* Problem to work on
Include the line containing "from bokeh.resources import INLINE" and all lines before it, repeated exactly from the listing below, without pictures.

* Data provided
--- Start ---

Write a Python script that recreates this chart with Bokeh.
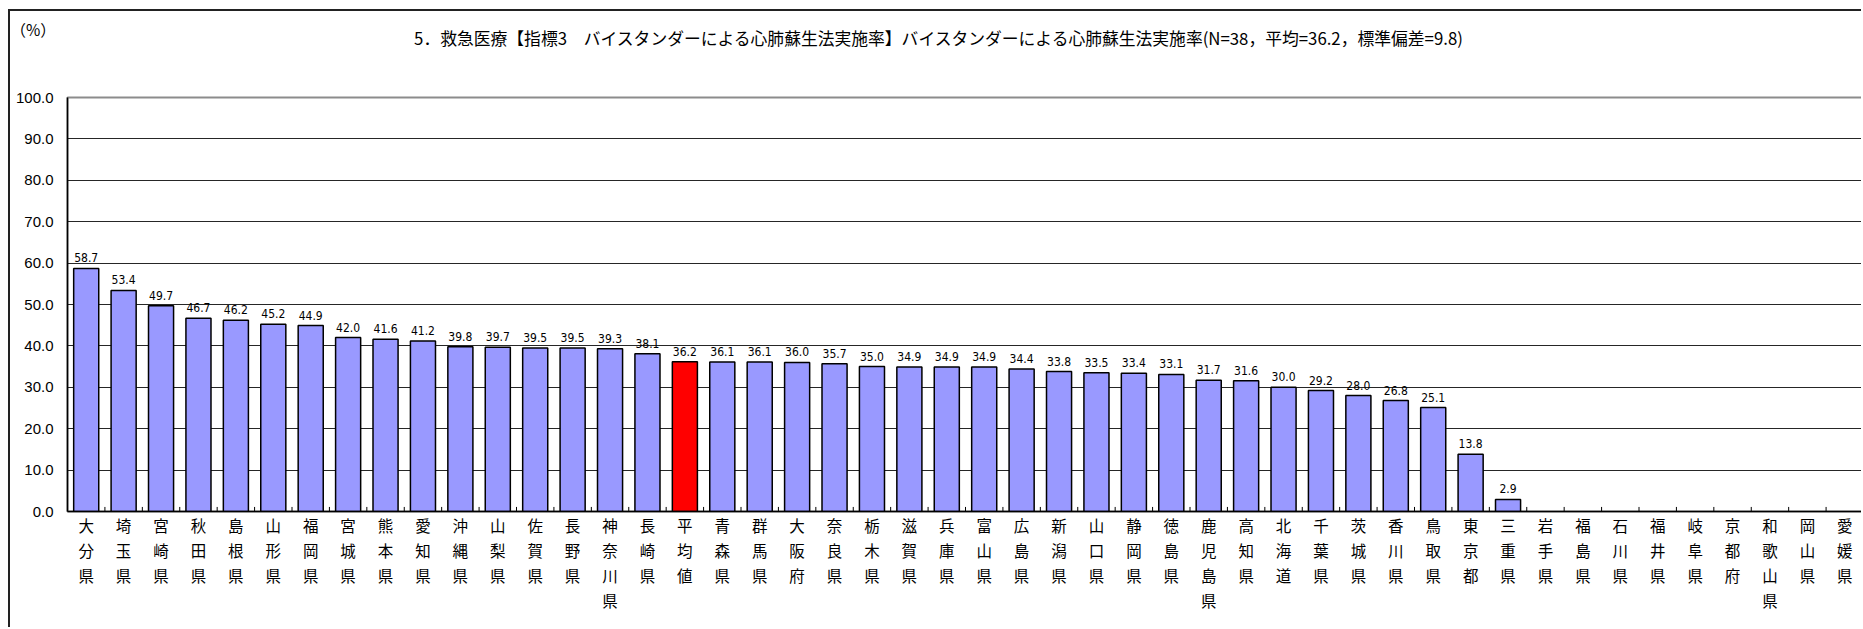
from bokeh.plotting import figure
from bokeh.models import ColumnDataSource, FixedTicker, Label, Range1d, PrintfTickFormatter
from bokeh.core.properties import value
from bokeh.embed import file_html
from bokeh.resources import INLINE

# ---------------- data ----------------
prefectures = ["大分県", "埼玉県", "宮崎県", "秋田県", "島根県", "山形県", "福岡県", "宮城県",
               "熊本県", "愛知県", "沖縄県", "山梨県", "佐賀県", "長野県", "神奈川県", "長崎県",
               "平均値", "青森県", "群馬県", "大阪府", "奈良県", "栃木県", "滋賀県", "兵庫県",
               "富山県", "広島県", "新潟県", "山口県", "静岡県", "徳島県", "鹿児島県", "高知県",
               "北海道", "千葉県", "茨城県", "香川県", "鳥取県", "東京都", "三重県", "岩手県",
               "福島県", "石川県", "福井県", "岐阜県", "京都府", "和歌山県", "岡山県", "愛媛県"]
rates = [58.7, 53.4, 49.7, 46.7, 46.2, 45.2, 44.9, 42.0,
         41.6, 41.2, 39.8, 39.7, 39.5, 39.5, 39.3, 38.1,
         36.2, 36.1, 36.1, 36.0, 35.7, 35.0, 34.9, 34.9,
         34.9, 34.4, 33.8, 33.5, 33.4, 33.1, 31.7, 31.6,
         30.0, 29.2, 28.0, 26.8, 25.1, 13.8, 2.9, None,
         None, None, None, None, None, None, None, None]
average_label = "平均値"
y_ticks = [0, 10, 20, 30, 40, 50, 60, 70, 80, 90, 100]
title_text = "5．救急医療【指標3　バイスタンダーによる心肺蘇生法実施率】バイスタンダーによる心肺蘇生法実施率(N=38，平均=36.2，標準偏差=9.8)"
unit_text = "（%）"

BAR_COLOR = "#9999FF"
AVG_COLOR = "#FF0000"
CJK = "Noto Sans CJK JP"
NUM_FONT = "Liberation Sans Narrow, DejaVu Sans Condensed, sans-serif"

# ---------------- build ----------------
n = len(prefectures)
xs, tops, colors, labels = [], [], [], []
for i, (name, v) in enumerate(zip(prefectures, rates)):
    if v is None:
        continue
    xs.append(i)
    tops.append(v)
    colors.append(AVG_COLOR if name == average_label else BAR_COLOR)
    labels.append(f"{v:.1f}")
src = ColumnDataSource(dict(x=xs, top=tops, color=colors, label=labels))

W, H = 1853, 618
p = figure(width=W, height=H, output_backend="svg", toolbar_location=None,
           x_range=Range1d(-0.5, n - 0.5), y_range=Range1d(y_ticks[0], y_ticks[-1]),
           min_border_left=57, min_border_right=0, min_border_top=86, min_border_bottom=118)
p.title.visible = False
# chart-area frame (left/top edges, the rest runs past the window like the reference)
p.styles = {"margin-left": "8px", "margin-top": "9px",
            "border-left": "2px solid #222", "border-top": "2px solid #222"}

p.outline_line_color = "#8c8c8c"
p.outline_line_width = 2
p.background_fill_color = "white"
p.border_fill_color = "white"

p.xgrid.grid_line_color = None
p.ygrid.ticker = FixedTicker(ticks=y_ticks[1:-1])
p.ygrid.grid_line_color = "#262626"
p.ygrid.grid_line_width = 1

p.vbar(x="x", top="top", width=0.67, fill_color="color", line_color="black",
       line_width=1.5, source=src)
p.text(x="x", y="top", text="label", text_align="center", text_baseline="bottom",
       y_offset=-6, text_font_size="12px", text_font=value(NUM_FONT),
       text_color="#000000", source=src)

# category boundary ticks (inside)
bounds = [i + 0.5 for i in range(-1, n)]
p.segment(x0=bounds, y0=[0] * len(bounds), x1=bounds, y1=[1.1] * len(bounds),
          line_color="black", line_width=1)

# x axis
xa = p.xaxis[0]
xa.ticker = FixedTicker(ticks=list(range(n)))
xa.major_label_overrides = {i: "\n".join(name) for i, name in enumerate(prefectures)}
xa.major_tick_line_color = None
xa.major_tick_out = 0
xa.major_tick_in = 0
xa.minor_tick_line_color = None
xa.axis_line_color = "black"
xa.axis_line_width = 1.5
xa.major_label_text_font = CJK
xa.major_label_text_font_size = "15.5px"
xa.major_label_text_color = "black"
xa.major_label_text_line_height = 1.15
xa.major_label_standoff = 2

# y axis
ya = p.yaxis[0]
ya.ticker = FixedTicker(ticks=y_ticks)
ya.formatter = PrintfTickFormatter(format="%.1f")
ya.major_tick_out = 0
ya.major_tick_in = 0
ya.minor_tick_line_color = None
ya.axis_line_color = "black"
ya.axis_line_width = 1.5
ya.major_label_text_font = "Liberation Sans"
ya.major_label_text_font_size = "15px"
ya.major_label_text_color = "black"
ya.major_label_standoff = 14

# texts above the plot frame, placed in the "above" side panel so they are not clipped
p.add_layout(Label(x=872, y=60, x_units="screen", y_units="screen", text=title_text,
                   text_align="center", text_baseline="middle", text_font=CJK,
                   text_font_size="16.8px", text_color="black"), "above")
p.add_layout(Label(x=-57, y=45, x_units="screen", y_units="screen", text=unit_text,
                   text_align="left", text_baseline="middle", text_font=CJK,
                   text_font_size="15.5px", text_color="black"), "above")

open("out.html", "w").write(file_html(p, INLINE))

--- End ---

* Solved exercise
Write a Python script that recreates this chart with Bokeh.
from bokeh.plotting import figure
from bokeh.models import ColumnDataSource, FixedTicker, Label, Range1d, PrintfTickFormatter
from bokeh.core.properties import value
from bokeh.embed import file_html
from bokeh.resources import INLINE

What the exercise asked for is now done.